» **INFORMATION SUPPLIED**
[Begin]
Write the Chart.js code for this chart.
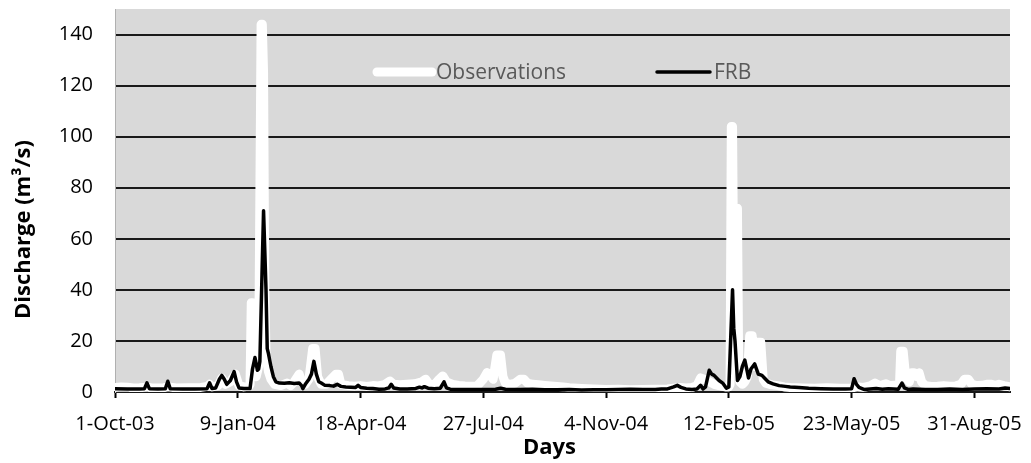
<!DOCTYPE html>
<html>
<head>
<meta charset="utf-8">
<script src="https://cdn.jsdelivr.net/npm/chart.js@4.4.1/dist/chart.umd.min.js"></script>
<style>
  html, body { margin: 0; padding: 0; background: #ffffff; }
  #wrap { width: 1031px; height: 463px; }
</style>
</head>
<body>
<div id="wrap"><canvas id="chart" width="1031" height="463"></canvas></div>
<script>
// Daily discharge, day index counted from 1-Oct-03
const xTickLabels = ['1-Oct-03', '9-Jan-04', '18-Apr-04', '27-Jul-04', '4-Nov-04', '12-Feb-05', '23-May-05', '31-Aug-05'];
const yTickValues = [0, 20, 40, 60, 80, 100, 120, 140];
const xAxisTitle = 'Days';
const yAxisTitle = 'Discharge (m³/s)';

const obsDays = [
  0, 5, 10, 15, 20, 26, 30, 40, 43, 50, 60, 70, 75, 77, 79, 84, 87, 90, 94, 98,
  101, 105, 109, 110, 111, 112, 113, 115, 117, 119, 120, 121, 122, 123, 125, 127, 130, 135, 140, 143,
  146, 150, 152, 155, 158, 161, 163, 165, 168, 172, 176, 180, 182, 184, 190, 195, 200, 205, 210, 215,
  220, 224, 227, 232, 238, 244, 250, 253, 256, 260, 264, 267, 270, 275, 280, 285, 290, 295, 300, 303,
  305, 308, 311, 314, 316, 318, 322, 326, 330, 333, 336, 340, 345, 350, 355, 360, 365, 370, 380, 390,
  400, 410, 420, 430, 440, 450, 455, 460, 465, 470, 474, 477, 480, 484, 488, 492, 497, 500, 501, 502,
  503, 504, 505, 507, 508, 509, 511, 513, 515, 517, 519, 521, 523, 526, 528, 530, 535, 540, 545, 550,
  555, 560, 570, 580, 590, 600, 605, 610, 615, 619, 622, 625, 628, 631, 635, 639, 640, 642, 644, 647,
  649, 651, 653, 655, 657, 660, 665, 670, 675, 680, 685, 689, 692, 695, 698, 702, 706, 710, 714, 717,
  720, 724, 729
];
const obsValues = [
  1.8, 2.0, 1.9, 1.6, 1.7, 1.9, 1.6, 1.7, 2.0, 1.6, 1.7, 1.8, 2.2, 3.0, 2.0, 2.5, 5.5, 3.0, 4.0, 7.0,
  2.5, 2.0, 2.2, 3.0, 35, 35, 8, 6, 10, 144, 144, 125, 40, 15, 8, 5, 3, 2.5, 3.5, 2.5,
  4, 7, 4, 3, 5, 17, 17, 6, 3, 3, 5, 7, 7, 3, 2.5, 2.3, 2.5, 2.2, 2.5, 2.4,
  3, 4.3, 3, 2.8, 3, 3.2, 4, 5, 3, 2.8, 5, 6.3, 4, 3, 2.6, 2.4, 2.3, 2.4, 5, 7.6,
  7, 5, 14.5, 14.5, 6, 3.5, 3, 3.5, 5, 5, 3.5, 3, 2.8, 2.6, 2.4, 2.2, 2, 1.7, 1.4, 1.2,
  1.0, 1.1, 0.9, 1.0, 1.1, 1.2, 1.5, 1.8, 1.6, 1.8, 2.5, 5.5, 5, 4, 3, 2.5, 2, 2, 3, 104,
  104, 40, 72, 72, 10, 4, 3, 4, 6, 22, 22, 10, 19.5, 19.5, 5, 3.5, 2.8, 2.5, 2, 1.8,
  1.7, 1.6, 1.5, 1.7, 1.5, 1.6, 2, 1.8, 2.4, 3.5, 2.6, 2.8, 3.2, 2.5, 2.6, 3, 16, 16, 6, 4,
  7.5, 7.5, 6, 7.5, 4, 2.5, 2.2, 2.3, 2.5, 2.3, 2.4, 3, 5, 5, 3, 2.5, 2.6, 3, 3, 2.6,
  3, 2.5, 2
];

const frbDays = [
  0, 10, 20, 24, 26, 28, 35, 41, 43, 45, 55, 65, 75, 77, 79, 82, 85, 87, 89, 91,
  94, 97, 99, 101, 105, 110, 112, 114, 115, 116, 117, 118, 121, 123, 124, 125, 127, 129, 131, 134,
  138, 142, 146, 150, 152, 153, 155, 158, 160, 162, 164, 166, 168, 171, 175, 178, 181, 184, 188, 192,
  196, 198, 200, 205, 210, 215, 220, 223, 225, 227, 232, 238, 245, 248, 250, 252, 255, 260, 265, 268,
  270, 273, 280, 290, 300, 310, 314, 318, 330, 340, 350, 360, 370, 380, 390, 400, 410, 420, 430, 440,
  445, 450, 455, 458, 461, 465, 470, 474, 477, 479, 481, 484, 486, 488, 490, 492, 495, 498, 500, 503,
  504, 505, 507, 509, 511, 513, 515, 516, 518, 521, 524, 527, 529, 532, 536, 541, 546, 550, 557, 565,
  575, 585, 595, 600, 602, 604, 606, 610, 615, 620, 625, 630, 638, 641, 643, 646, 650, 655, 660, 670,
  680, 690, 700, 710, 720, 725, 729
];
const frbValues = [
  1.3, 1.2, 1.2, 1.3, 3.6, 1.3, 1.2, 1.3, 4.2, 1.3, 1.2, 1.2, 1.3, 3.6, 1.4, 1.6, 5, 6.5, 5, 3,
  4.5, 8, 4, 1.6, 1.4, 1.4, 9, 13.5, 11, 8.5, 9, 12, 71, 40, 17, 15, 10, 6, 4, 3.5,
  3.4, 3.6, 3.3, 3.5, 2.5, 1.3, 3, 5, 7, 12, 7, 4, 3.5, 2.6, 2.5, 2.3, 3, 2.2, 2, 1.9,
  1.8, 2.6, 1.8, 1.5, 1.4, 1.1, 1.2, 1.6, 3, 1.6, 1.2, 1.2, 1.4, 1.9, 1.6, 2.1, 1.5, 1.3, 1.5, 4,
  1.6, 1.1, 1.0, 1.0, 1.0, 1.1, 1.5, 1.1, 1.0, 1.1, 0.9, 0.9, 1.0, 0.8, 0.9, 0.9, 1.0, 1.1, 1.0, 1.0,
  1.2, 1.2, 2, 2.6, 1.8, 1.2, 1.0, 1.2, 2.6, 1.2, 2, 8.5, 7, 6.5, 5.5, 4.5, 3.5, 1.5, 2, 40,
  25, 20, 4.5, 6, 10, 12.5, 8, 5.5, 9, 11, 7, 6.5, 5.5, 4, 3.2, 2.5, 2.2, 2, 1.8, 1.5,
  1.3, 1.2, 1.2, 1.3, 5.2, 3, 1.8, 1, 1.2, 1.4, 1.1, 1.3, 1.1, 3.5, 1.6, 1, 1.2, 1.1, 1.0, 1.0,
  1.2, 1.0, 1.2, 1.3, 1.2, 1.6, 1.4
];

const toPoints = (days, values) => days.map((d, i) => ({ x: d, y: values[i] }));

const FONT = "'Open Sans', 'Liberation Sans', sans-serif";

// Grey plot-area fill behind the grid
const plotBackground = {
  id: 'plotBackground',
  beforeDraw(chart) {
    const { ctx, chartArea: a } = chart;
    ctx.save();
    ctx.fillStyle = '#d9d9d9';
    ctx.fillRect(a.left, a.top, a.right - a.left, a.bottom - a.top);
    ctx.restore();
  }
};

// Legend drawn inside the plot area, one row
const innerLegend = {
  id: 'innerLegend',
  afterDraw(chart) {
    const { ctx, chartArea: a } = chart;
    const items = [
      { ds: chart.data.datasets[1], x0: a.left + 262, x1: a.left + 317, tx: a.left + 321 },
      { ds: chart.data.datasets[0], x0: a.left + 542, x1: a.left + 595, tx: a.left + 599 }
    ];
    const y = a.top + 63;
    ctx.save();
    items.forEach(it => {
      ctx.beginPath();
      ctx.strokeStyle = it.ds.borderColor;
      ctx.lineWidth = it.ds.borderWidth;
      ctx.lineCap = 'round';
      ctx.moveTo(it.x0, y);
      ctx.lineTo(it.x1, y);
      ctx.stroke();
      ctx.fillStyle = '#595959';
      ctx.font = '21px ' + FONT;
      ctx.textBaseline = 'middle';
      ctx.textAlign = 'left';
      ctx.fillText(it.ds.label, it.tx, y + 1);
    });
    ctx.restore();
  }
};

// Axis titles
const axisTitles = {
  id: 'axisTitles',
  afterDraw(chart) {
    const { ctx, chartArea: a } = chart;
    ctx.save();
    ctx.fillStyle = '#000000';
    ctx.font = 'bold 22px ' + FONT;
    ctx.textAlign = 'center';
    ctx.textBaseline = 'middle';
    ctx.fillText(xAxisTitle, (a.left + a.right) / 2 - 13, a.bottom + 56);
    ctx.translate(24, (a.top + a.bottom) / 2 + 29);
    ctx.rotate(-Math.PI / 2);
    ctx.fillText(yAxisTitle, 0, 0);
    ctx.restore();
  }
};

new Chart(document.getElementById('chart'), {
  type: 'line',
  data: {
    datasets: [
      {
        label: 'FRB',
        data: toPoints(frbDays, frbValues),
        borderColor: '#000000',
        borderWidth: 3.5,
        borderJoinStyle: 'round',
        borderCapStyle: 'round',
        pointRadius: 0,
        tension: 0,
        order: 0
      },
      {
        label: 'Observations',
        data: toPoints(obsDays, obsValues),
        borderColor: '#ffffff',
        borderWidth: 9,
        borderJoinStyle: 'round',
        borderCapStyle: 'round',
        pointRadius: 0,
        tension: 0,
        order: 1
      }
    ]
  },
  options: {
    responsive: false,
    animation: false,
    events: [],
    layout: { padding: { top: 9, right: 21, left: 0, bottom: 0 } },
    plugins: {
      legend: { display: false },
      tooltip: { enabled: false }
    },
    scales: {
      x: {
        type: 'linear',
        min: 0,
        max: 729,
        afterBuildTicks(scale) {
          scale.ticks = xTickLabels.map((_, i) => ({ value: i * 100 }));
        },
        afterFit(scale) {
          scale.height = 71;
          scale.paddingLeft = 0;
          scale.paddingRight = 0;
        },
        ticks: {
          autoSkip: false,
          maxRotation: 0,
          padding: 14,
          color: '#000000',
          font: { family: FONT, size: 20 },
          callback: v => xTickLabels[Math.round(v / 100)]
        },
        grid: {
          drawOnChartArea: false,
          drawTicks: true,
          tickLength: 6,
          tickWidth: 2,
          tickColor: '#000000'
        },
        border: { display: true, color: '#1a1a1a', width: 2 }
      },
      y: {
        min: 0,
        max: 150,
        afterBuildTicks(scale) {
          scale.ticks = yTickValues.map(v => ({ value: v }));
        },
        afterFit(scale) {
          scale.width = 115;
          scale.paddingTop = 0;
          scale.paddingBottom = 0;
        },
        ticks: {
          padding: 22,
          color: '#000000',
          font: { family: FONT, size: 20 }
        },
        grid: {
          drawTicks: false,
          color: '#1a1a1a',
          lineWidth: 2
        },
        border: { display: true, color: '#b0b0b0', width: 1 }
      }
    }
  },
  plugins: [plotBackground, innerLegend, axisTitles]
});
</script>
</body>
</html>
[End]
» **WRITTEN EXERCISE**
Please restate the material above line by line, exactly, beginning at its first line and ending with the line that contains "const yAxisTitle = 'Discharge (m³/s)';", without any pictures.

» **TASK ANSWER**
Write the Chart.js code for this chart.
<!DOCTYPE html>
<html>
<head>
<meta charset="utf-8">
<script src="https://cdn.jsdelivr.net/npm/chart.js@4.4.1/dist/chart.umd.min.js"></script>
<style>
  html, body { margin: 0; padding: 0; background: #ffffff; }
  #wrap { width: 1031px; height: 463px; }
</style>
</head>
<body>
<div id="wrap"><canvas id="chart" width="1031" height="463"></canvas></div>
<script>
// Daily discharge, day index counted from 1-Oct-03
const xTickLabels = ['1-Oct-03', '9-Jan-04', '18-Apr-04', '27-Jul-04', '4-Nov-04', '12-Feb-05', '23-May-05', '31-Aug-05'];
const yTickValues = [0, 20, 40, 60, 80, 100, 120, 140];
const xAxisTitle = 'Days';
const yAxisTitle = 'Discharge (m³/s)';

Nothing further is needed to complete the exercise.